The most recent CPC regulation was adopted on July 20, 2017, by the King County Board of Health in Washington. King County Board of Health Approves New Rule for County’s Limited Service Pregnancy Centers, King County (July 20, 2017), http://www.co.king.wa.us/council/news/2017/July/07-20-RDB-BOH-LSPC.aspx. The rule requires limited service pregnancy centers to post a disclosure stating, “[t]his facility is not a health care facility.” Bob Young, Crisis Pregnancy Centers Must Post Disclaimers Stating ‘Not a Health Care Facility’ under King County Rule, Seattle Times (July 20, 2017), http://www.seattletimes.com/seattle-news/health/crisis-pregnancy-centers-must-post-disclaimers-stating-not-a-health-care-facility-under-county-rule/.
The Supreme Court may ultimately decline to grant certiorari, leaving the Ninth Circuit decision and the California regulations in place. If the court decides to take the case, the outcome could result in a victory for the reproductive health community. The desire to regulate CPCs is growing; current public awareness campaigns include the Lady Parts Justice League’s partnership with more than a dozen reproductive health organizations to expose CPC practices.
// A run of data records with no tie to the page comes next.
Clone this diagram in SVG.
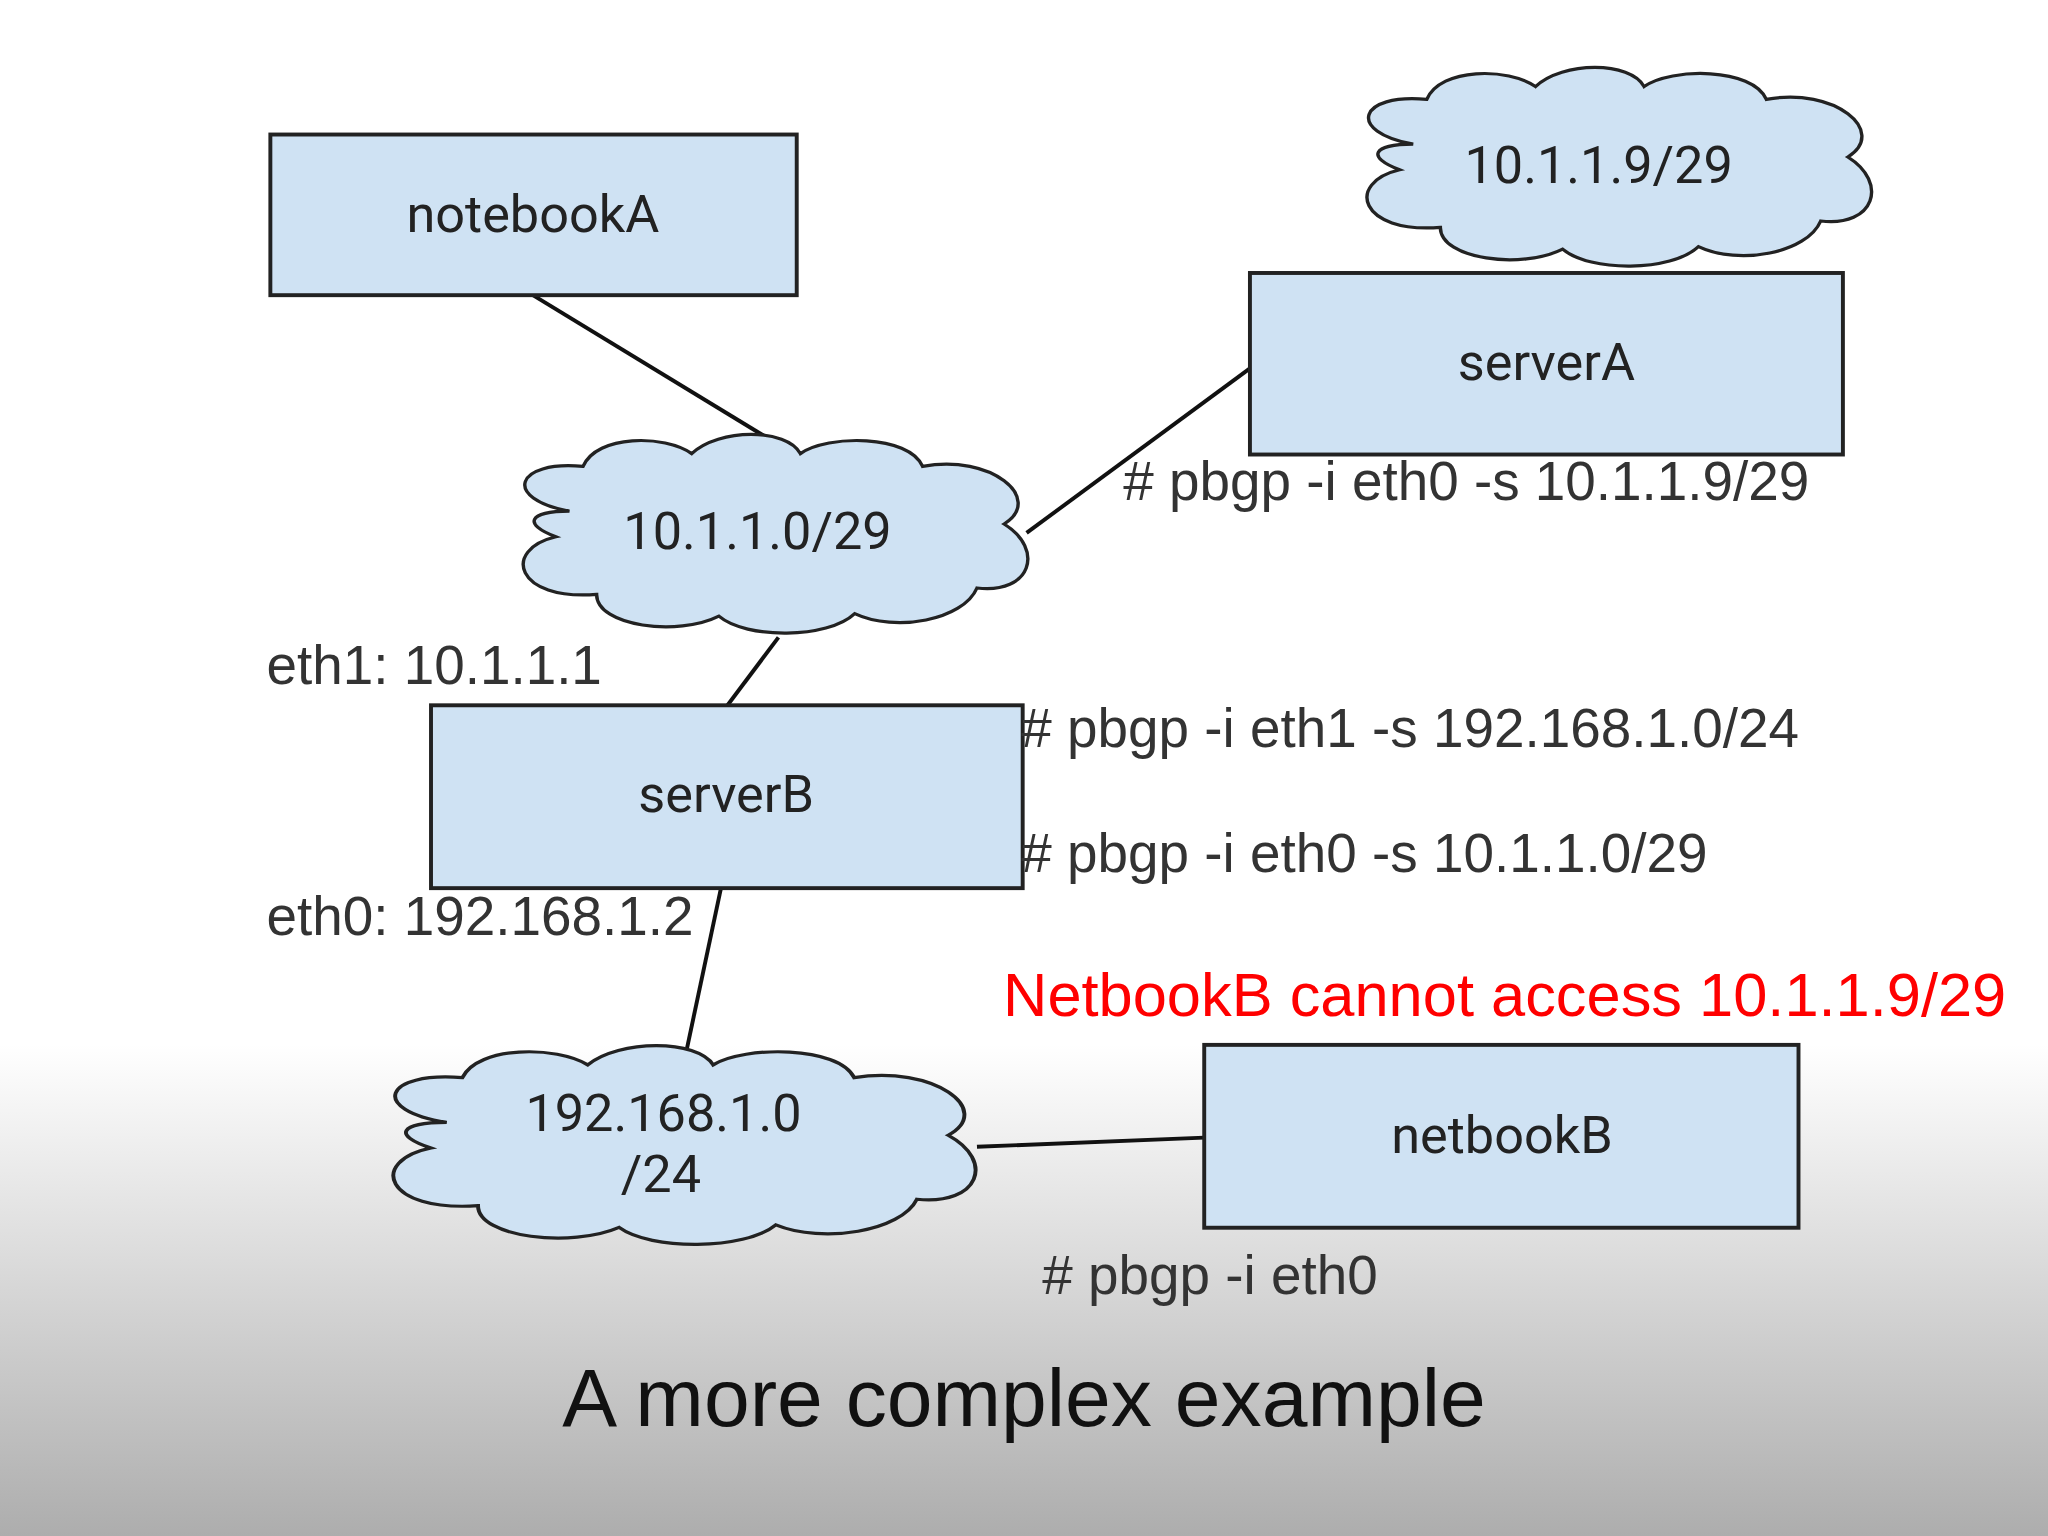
<svg xmlns="http://www.w3.org/2000/svg" width="2048" height="1536" viewBox="0 0 2048 1536">
<defs>
<linearGradient id="bg" x1="0" y1="0" x2="0" y2="1">
<stop offset="0" stop-color="#ffffff"/>
<stop offset="0.68" stop-color="#ffffff"/>
<stop offset="1" stop-color="#adadad"/>
</linearGradient>
<path id="cloud" d="M -150,-20 C -200,-30 -190,-60 -140,-55 C -130,-80 -80,-80 -60,-65 C -40,-85 10,-85 20,-65 C 40,-80 100,-80 110,-55 C 160,-65 200,-30 170,-10 C 200,10 190,45 150,40 C 140,65 90,75 60,60 C 40,80 -20,80 -40,62 C -70,78 -130,70 -130,45 C -190,50 -200,10 -160,0 C -185,-10 -180,-20 -150,-20 Z"/>
<style>
.box{fill:#cfe2f3;stroke:#222;stroke-width:3}
.cl{fill:#cfe2f3;stroke:#222;stroke-width:2.5}
.lbl{font-family:Roboto,"Liberation Sans",sans-serif;font-size:40px;fill:#222;text-anchor:middle}
.ann{font-family:"Liberation Sans",sans-serif;font-size:42px;fill:#333}
.ln{stroke:#111;stroke-width:3;fill:none}
</style>
</defs>
<rect width="2048" height="1536" fill="url(#bg)"/>
<g transform="scale(1.3061)">
<g id="connectors">
<line class="ln" x1="408" y1="226" x2="592" y2="338"/>
<line class="ln" x1="957" y1="282" x2="786" y2="408"/>
<line class="ln" x1="596" y1="488" x2="557" y2="540"/>
<line class="ln" x1="552" y1="680" x2="524" y2="812"/>
<line class="ln" x1="748" y1="878" x2="922" y2="871"/>
</g>
<g id="notebookA"><rect class="box" x="207" y="103" width="403" height="123"/><text class="lbl" x="408" y="178">notebookA</text></g>
<g id="serverA"><rect class="box" x="957" y="209" width="454" height="139"/><text class="lbl" x="1184" y="291">serverA</text></g>
<g id="serverB"><rect class="box" x="330" y="540" width="453" height="140"/><text class="lbl" x="556" y="622">serverB</text></g>
<g id="netbookB"><rect class="box" x="922" y="800" width="455" height="140"/><text class="lbl" x="1150" y="883">netbookB</text></g>
<g id="cloud1"><use href="#cloud" class="cl" transform="translate(592,411) scale(1.04,0.98)"/><text class="lbl" x="580" y="420">10.1.1.0/29</text></g>
<g id="cloud2"><use href="#cloud" class="cl" transform="translate(1238,130) scale(1.04,0.98)"/><text class="lbl" x="1224" y="140">10.1.1.9/29</text></g>
<g id="cloud3"><use href="#cloud" class="cl" transform="translate(522,879) scale(1.2,0.98)"/><text class="lbl" x="508" y="866">192.168.1.0</text><text class="lbl" x="506" y="913">/24</text></g>
<text class="ann" x="860" y="383">  # pbgp -i eth0 -s 10.1.1.9/29</text>
<text class="ann" x="204" y="524">eth1: 10.1.1.1</text>
<text class="ann" x="782" y="572"># pbgp -i eth1 -s 192.168.1.0/24</text>
<text class="ann" x="782" y="668"># pbgp -i eth0 -s 10.1.1.0/29</text>
<text class="ann" x="204" y="716">eth0: 192.168.1.2</text>
<text class="ann" x="768" y="778" style="fill:#ff0000;font-size:47px">NetbookB cannot access 10.1.1.9/29</text>
<text class="ann" x="798" y="991">  # pbgp -i eth0</text>
<text x="784" y="1092" style="font-family:'Liberation Sans',sans-serif;font-size:63px;fill:#111;text-anchor:middle">A more complex example</text>
</g>
</svg>
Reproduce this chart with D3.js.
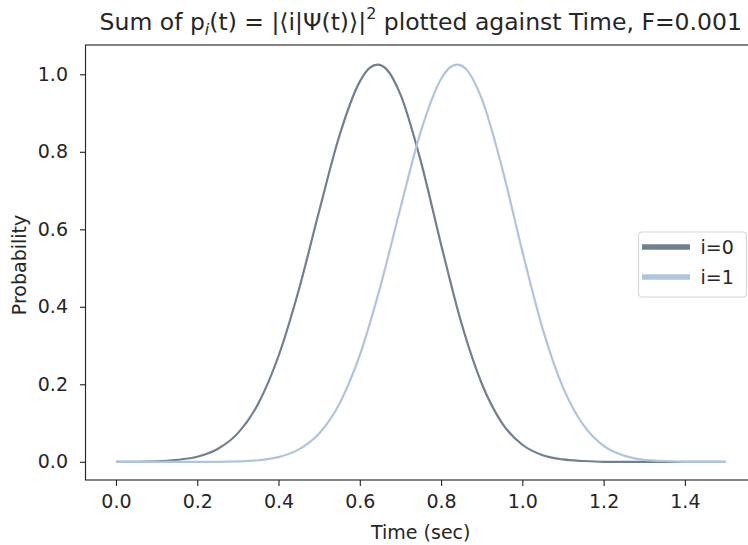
<!DOCTYPE html>
<html>
<head>
<meta charset="utf-8">
<script src="https://cdn.jsdelivr.net/npm/d3@7"></script>
<style>
  body { margin: 0; background: #fff; }
  svg text { font-family: "DejaVu Sans", sans-serif; fill: #262626; }
</style>
</head>
<body>
<svg id="chart" width="748" height="545"></svg>
<script>
//
//    Chart data
//
const seriesNames = ['i=0', 'i=1']
const seriesColours = ['slategray', 'lightsteelblue']

// i=0 : time (sec) and probability
const timeP0 = [0.00, 0.05, 0.10, 0.15, 0.20, 0.25, 0.30, 0.35, 0.40, 0.45, 0.50, 0.55, 0.60, 0.625, 0.644, 0.665, 0.70, 0.75, 0.80, 0.85, 0.90, 0.95, 1.00, 1.05, 1.10, 1.15, 1.20, 1.25, 1.30, 1.35, 1.40, 1.45, 1.50]
const probP0 = [0.000, 0.000, 0.001, 0.005, 0.013, 0.033, 0.074, 0.150, 0.273, 0.444, 0.647, 0.842, 0.981, 1.017, 1.025, 1.014, 0.948, 0.776, 0.561, 0.358, 0.202, 0.100, 0.044, 0.017, 0.006, 0.002, 0.000, 0.000, 0.000, 0.000, 0.000, 0.000, 0.000]

// i=1 : time (sec) and probability
const timeP1 = [0.00, 0.05, 0.10, 0.15, 0.20, 0.25, 0.30, 0.35, 0.40, 0.45, 0.50, 0.55, 0.60, 0.65, 0.70, 0.75, 0.80, 0.82, 0.84, 0.86, 0.90, 0.95, 1.00, 1.05, 1.10, 1.15, 1.20, 1.25, 1.30, 1.35, 1.40, 1.45, 1.50]
const probP1 = [0.000, 0.000, 0.000, 0.000, 0.000, 0.000, 0.001, 0.004, 0.012, 0.032, 0.073, 0.150, 0.275, 0.450, 0.655, 0.852, 0.988, 1.016, 1.025, 1.015, 0.937, 0.759, 0.543, 0.343, 0.192, 0.095, 0.041, 0.016, 0.005, 0.002, 0.000, 0.000, 0.000]

const xTicks = [0.0, 0.2, 0.4, 0.6, 0.8, 1.0, 1.2, 1.4]
const yTicks = [0.0, 0.2, 0.4, 0.6, 0.8, 1.0]

const xLabel = 'Time (sec)'
const yLabel = 'Probability'

//
//    Layout
//
const plot = { left: 85.5, right: 756, top: 45, bottom: 480 }
const fontSize = 19
const titleSize = 23.5

drawChart()

function drawChart () {
  const svg = d3.select('#chart')

  const x = d3.scaleLinear().domain([-0.075, 1.575]).range([plot.left, plot.right])
  const y = d3.scaleLinear().domain([-0.047, 1.0756]).range([plot.bottom, plot.top])

  const series = [
    { name: seriesNames[0], colour: seriesColours[0], points: timeP0.map((t, i) => ({ t: t, p: probP0[i] })) },
    { name: seriesNames[1], colour: seriesColours[1], points: timeP1.map((t, i) => ({ t: t, p: probP1[i] })) }
  ]

  addAxes(svg, x, y)
  addLines(svg, x, y, series)
  addSpines(svg)
  addTitle(svg)
  addLegend(svg, series)
}

function addAxes (svg, x, y) {
  const xAxis = svg.append('g')
    .attr('transform', 'translate(0,' + plot.bottom + ')')
    .call(d3.axisBottom(x).tickValues(xTicks).tickFormat(d3.format('.1f')).tickSize(6).tickSizeOuter(0).tickPadding(9))
  const yAxis = svg.append('g')
    .attr('transform', 'translate(' + plot.left + ',0)')
    .call(d3.axisLeft(y).tickValues(yTicks).tickFormat(d3.format('.1f')).tickSize(5.5).tickSizeOuter(0).tickPadding(12))

  // matplotlib look: no domain path, grey-black ticks
  svg.selectAll('.domain').remove()
  xAxis.selectAll('line').attr('stroke', '#222').attr('stroke-width', 1.1)
  yAxis.selectAll('line').attr('stroke', '#222').attr('stroke-width', 1.1)
  xAxis.selectAll('text').attr('font-size', fontSize).attr('font-family', 'DejaVu Sans')
  yAxis.selectAll('text').attr('font-size', fontSize).attr('font-family', 'DejaVu Sans')

  svg.append('text')
    .attr('x', (plot.left + plot.right) / 2)
    .attr('y', 539)
    .attr('text-anchor', 'middle')
    .attr('font-size', fontSize)
    .text(xLabel)

  svg.append('text')
    .attr('transform', 'translate(26,265) rotate(-90)')
    .attr('text-anchor', 'middle')
    .attr('font-size', fontSize)
    .text(yLabel)
}

function addLines (svg, x, y, series) {
  const line = d3.line()
    .x(d => x(d.t))
    .y(d => y(d.p))
    .curve(d3.curveMonotoneX)

  svg.append('g')
    .selectAll('path')
    .data(series)
    .enter()
    .append('path')
      .attr('d', d => line(d.points))
      .attr('fill', 'none')
      .attr('stroke', d => d.colour)
      .attr('stroke-width', 2.2)
}

function addSpines (svg) {
  svg.append('rect')
    .attr('x', plot.left)
    .attr('y', plot.top)
    .attr('width', plot.right - plot.left)
    .attr('height', plot.bottom - plot.top)
    .attr('fill', 'none')
    .attr('stroke', '#222')
    .attr('stroke-width', 1.1)
}

function addTitle (svg) {
  // Sum of p_i(t) = |<i|Psi(t)>|^2 plotted against Time, F=0.001
  const title = svg.append('text')
    .attr('x', (plot.left + plot.right) / 2)
    .attr('y', 30)
    .attr('text-anchor', 'middle')
    .attr('font-size', titleSize)
  title.append('tspan').text('Sum of p')
  title.append('tspan').attr('font-size', 16).attr('font-style', 'italic').attr('dy', 5).text('i')
  title.append('tspan').attr('dy', -5).text('(t) = |\u27E8i|\u03A8(t)\u27E9|')
  title.append('tspan').attr('font-size', 16).attr('dy', -11).text('2')
  title.append('tspan').attr('dy', 11).text(' plotted against Time, F=0.001')
}

function addLegend (svg, series) {
  const legend = svg.append('g').attr('transform', 'translate(638.5,232)')
  legend.append('rect')
    .attr('width', 108)
    .attr('height', 65)
    .attr('rx', 3.5)
    .attr('fill', '#fff')
    .attr('fill-opacity', 0.8)
    .attr('stroke', '#d6d6d6')
    .attr('stroke-width', 1.1)

  const rows = legend.selectAll('g.row')
    .data(series)
    .enter()
    .append('g')
      .attr('class', 'row')
      .attr('transform', (d, i) => 'translate(0,' + (15 + i * 30) + ')')
  rows.append('line')
    .attr('x1', 3.5)
    .attr('x2', 51.5)
    .attr('stroke', d => d.colour)
    .attr('stroke-width', 5.5)
  rows.append('text')
    .attr('x', 62)
    .attr('dy', '0.36em')
    .attr('font-size', fontSize)
    .text(d => d.name)
}
</script>
</body>
</html>
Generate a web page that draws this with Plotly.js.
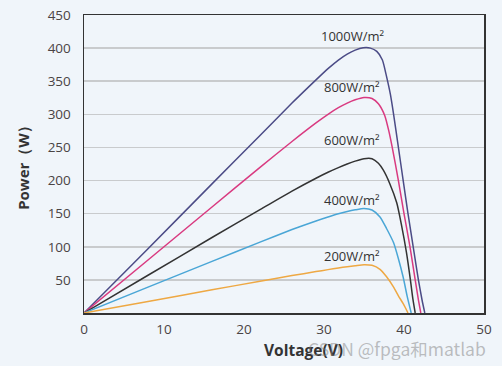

See Claire Landsbaum, This Organization Is Going after Crisis Pregnancy Centers for Spreading Misinformation about Abortion, Cut (July 18, 2017, 4:36 PM), https://www.thecut.com/2017/07/organization-going-after-crisis-pregnancy-centers-fake-news-abortion-lady-parts-justice.html. Other states are likely to follow suit if the Supreme Court finds that states can regulate crisis pregnancy centers, evidenced by the recent enactment of CPC regulations. However, if the court holds that CPC regulations violate the First Amendment’s free speech or free exercise clauses, states will be forced to develop a different tactic to deter crisis pregnancy centers from engaging in deceptive practices.
* Jennifer Mahan is a second-year law student at the University of Baltimore School of Law, where she serves as a staff editor for Law Review, as well as a research assistant for Professor Margaret Johnson, and serves as the Co-President of If/When/How: Lawyering for Reproductive Justice. Jennifer currently serves as an extern for the National Abortion Federation.